FY 2022-23 budget to be cautiously larger
The government is preparing the budget in a cautious way, refraining from increasing expenditure by too much of an extent, keeping in mind the ongoing global economic crisis stemming from the pandemic and Russia-Ukraine war, State Minister for Planning Shamsul Alam said.
In the coming fiscal year, overall public spending is projected to be at 15.4 per cent of the gross domestic product (GDP), the lowest in seven years.
The state minister termed the ongoing economic crisis an international economic problem leading to recession. But the government is aware of this challenge, he said.
"We are aware of it and we will be making our budget facing the challenges…the combined effects of these two great debacles of our present time," Alam said in an interview with The Daily Star recently.
"We will prepare the next budget in a very cautious way, not increasing or expanding the budget expenditure too much, irrespective of what is written in the five-year plan. It will be lower than what is predicted in the 8th Five Year Plan," he said.
The 8th Five Year Plan was prepared assuming 2023 would be like any other normal year, he said.
The size of the draft budget for the next fiscal year of 2022-23 has been fixed at Tk 678,064 crore while the 8th Five Year Plan projected that the budget size of FY23 would be Tk 7.92 lakh crore.
The proposed size of the budget for FY23 is 12 per cent bigger than the original budget of the current FY22 at Tk 6,03,681 crore.
The size of the current year's budget is 17.5 per cent of the GDP while the size of the budget for the next fiscal year is projected to be 15.4 per cent of the GDP.

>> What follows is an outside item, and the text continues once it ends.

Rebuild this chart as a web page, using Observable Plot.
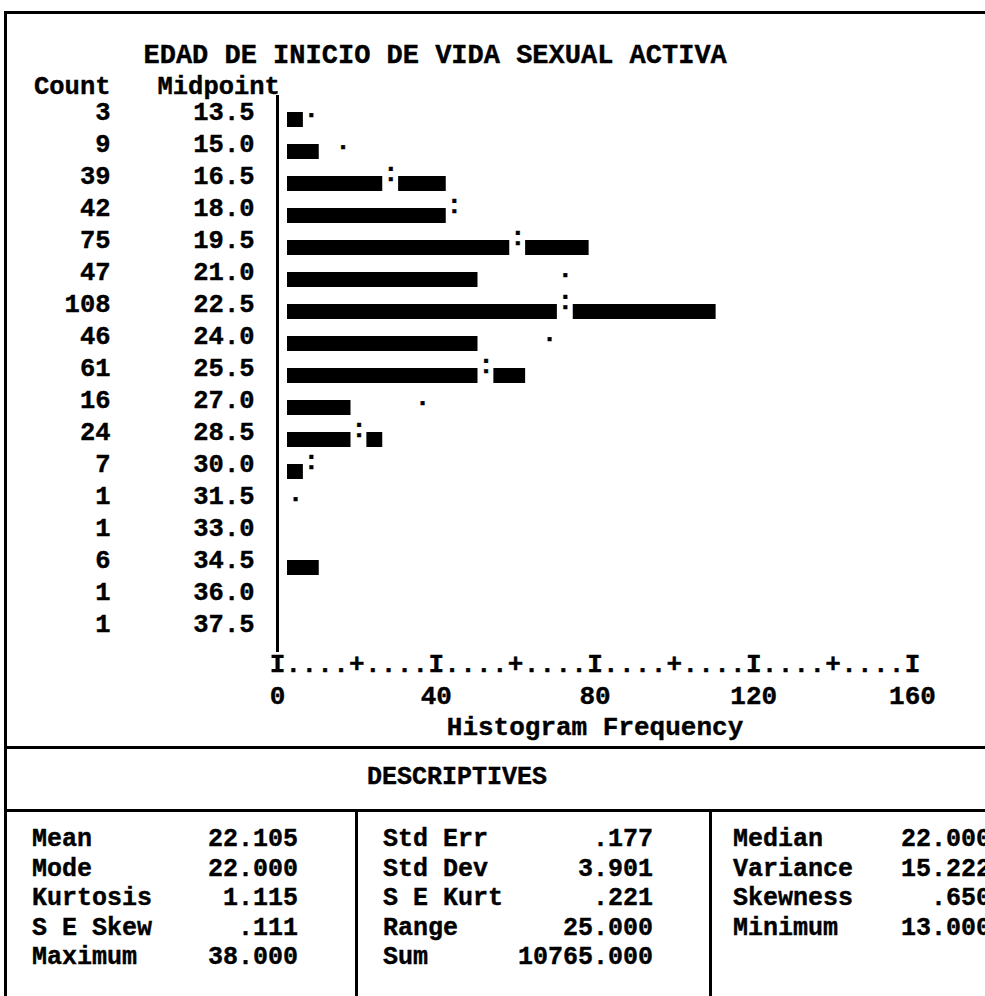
<!DOCTYPE html>
<html>
<head>
<meta charset="utf-8">
<script src="https://cdn.jsdelivr.net/npm/d3@7"></script>
<script src="https://cdn.jsdelivr.net/npm/@observablehq/plot@0.6"></script>
<style>
  html, body { margin: 0; padding: 0; background: #fff; }
  #page { position: relative; width: 985px; height: 996px; overflow: hidden; background: #fff;
          font-family: "Liberation Mono", "DejaVu Sans Mono", monospace; font-weight: bold; color: #000;
          -webkit-text-stroke: 0.4px #000; }
  .hline { position: absolute; left: 4px; width: 1000px; height: 3px; background: #000; }
  .vline { position: absolute; width: 3px; background: #000; }
  #chart { position: absolute; left: 0; top: 0; }
  .desc-title { position: absolute; left: 367px; top: 762px; font-size: 25px; line-height: 32px; white-space: pre; }
  .col { position: absolute; top: 825px; font-size: 25px; }
  .row { display: flex; justify-content: space-between; height: 29.5px; line-height: 29.5px; white-space: pre; }
</style>
</head>
<body>
<div id="page">
  <div id="chart"></div>
  <div class="hline" style="top:11px;"></div>
  <div class="vline" style="left:4px; top:11px; height:990px;"></div>
  <div class="hline" style="top:746px;"></div>
  <div class="hline" style="top:809px;"></div>
  <div class="vline" style="left:355px; top:810px; height:190px;"></div>
  <div class="vline" style="left:709px; top:810px; height:190px;"></div>
  <div class="desc-title" id="descTitle"></div>
  <div class="col" id="col1" style="left:32px; width:266px;"></div>
  <div class="col" id="col2" style="left:383px; width:270px;"></div>
  <div class="col" id="col3" style="left:733px; width:258px;"></div>
</div>
<script>
// ---- data ----
const chartTitle = "EDAD DE INICIO DE VIDA SEXUAL ACTIVA";
const midpoints = ["13.5","15.0","16.5","18.0","19.5","21.0","22.5","24.0","25.5","27.0","28.5","30.0","31.5","33.0","34.5","36.0","37.5"];
const counts = [3, 9, 39, 42, 75, 47, 108, 46, 61, 16, 24, 7, 1, 1, 6, 1, 1];
// expected normal-curve frequency marks, as printed
const normalCurve = [6, 14, 26, 42, 58, 70, 70, 66, 50, 34, 18, 6, 2, null, null, null, null];
const normalGlyph = [".", ".", ":", ":", ":", ".", ":", ".", ":", ".", ":", ":", ".", "", "", "", ""];
const xTicks = [0, 40, 80, 120, 160];
const xLabel = "Histogram Frequency";
const descTitle = "DESCRIPTIVES";
const descCol1Labels = ["Mean", "Mode", "Kurtosis", "S E Skew", "Maximum"];
const descCol1Values = ["22.105", "22.000", "1.115", ".111", "38.000"];
const descCol2Labels = ["Std Err", "Std Dev", "S E Kurt", "Range", "Sum"];
const descCol2Values = [".177", "3.901", ".221", "25.000", "10765.000"];
const descCol3Labels = ["Median", "Variance", "Skewness", "Minimum"];
const descCol3Values = ["22.000", "15.222", ".650", "13.000"];

// ---- build tables ----
const rows = midpoints.map((m, i) => ({mid: m, count: counts[i], normal: normalCurve[i], glyph: normalGlyph[i]}));
const unit = 4; // one printer character = 4 cases
const segments = [];
rows.forEach(r => {
  const L = Math.round(r.count / unit) * unit;
  if (r.normal == null) {
    if (L > 0) segments.push({mid: r.mid, x1: 0, x2: L});
  } else {
    const e1 = Math.min(L, r.normal - unit / 2);
    if (e1 > 0) segments.push({mid: r.mid, x1: 0, x2: e1});
    if (L > r.normal + unit / 2) segments.push({mid: r.mid, x1: r.normal + unit / 2, x2: L});
  }
});
const glyphTicks = d3.range(xTicks[0], xTicks[xTicks.length - 1] + 1, unit);

const font = {fontFamily: "Liberation Mono", fontWeight: "bold", fill: "black", stroke: "black", strokeWidth: 0.4};

const chart = Plot.plot({
  width: 985,
  height: 747,
  margin: 0,
  style: {background: "transparent", overflow: "visible"},
  x: {domain: [0, 160], range: [277, 912], axis: null},
  y: {type: "band", domain: midpoints, range: [100.85, 649.95], paddingInner: 0.535, paddingOuter: 0.2675, axis: null},
  marks: [
    Plot.text([chartTitle], {...font, text: d => d, frameAnchor: "top-left", dx: 143, dy: 43, textAnchor: "start", fontSize: 27}),
    Plot.text(["Count"], {...font, text: d => d, frameAnchor: "top-left", dx: 110, dy: 75, textAnchor: "end", fontSize: 25.5}),
    Plot.text(["Midpoint"], {...font, text: d => d, frameAnchor: "top-left", dx: 157, dy: 75, textAnchor: "start", fontSize: 25.5}),
    Plot.text(rows, {...font, y: "mid", text: "count", frameAnchor: "left", dx: 110, dy: -8, textAnchor: "end", fontSize: 25.5}),
    Plot.text(rows, {...font, y: "mid", text: "mid", frameAnchor: "left", dx: 254, dy: -8, textAnchor: "end", fontSize: 25.5}),
    Plot.ruleX([0], {stroke: "black", strokeWidth: 3, insetTop: 95, insetBottom: 747 - 652}),
    Plot.barX(segments, {x1: "x1", x2: "x2", y: "mid", fill: "black", dx: 10}),
    Plot.text(rows.filter(r => r.normal != null), {...font, x: "normal", y: "mid", text: "glyph", dx: 10, dy: -11, fontSize: 26}),
    Plot.text(glyphTicks, {...font, x: d => d, text: d => d % 40 === 0 ? "I" : d % 20 === 0 ? "+" : ".", frameAnchor: "top", dy: 653, fontSize: 26}),
    Plot.text(xTicks, {...font, x: d => d, text: d => String(d), frameAnchor: "top", dy: 685, fontSize: 26}),
    Plot.text([xLabel], {...font, x: d3.mean([xTicks[0], xTicks[xTicks.length - 1]]), text: d => d, frameAnchor: "top", dy: 716, fontSize: 26})
  ]
});
document.getElementById("chart").appendChild(chart);

// ---- descriptives ----
document.getElementById("descTitle").textContent = descTitle;
function fillCol(id, labels, values) {
  const col = document.getElementById(id);
  labels.forEach((l, i) => {
    const row = document.createElement("div");
    row.className = "row";
    const a = document.createElement("span"); a.textContent = l;
    const b = document.createElement("span"); b.textContent = values[i];
    row.appendChild(a); row.appendChild(b);
    col.appendChild(row);
  });
}
fillCol("col1", descCol1Labels, descCol1Values);
fillCol("col2", descCol2Labels, descCol2Values);
fillCol("col3", descCol3Labels, descCol3Values);
</script>
</body>
</html>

Regarding measures to be taken in the upcoming budget, he said the budget would not be very ambitious this time while the government was laying emphasis on the measures that would help face challenges pertaining to inflation right now.
The state minister said caution needs to prevail although the country's economy has been doing well even during the Covid-19 period compared to many other countries and it performed well in terms of macroeconomic management.
The rise of inflation did not originate in Bangladesh, by the increase in demand or by the increase in costs up until now, he opined.
The country has been hit by a rise in inflation due to price hikes in the global market as it needs to import many of the essential commodities, he said.
The government plans to take up large scale social safety net programmes amidst a rise in the number of people with no income or those who are financially insolvent, he said.
This time the budgetary allocation for social protection measures will be over 3 per cent of the GDP, said Alam.
The government will have special programmes for the creation of jobs in rural areas and is planning special funds for the creation of jobs for the poor, he said.
Existing social protection measures or activities like vulnerable group feeding (VGF) will continue, he said.
The government will take measures so that markets can function in a normal fashion and so that there is no disruption, he said.
The state minister informed that the number of government projects would be the lowest this year than any other time before.
"We will reprioritise projects," he said.
The government will lay emphasis on projects which will help enhance production capacity, particularly in agriculture, and create jobs, he said.
"And we will prioritise those projects that will help exports in terms of facilitating ports, transports," said the state minister, adding, "That will be the target."
And, projects which can be taken up later will be deferred by a couple of months or may be for one year, he said.
On the number of projects that could be deferred, the state minister refused to divulge any figure.
Asked whether the increase of foreign loans is a matter of concern in context to the debacle Sri Lanka was facing, the minister said the debt to GDP ratio was quite high in the neighbouring island country, above the danger level.
Mentioning that the country's foreign loans were still quite low, he said, "We are quite in the safe zone. We really don't understand why we are compared to Sri Lanka."
"Rather we helped Sri Lanka by providing $250 million as loan," he said.
Regarding the pressure on the country's foreign currency reserve, the state minister said the country would overcome this problem as exports were buoyant.
"And we will try to contain the import of luxury items and perhaps we will be imposing some tariffs on different commodities which we have our own capacity to produce," he said.
Mentioning that the country's current account deficit is less than one percent of the GDP now whereas 2.4 per cent is considered to be a threat, he said, "There too we are in the safe zone."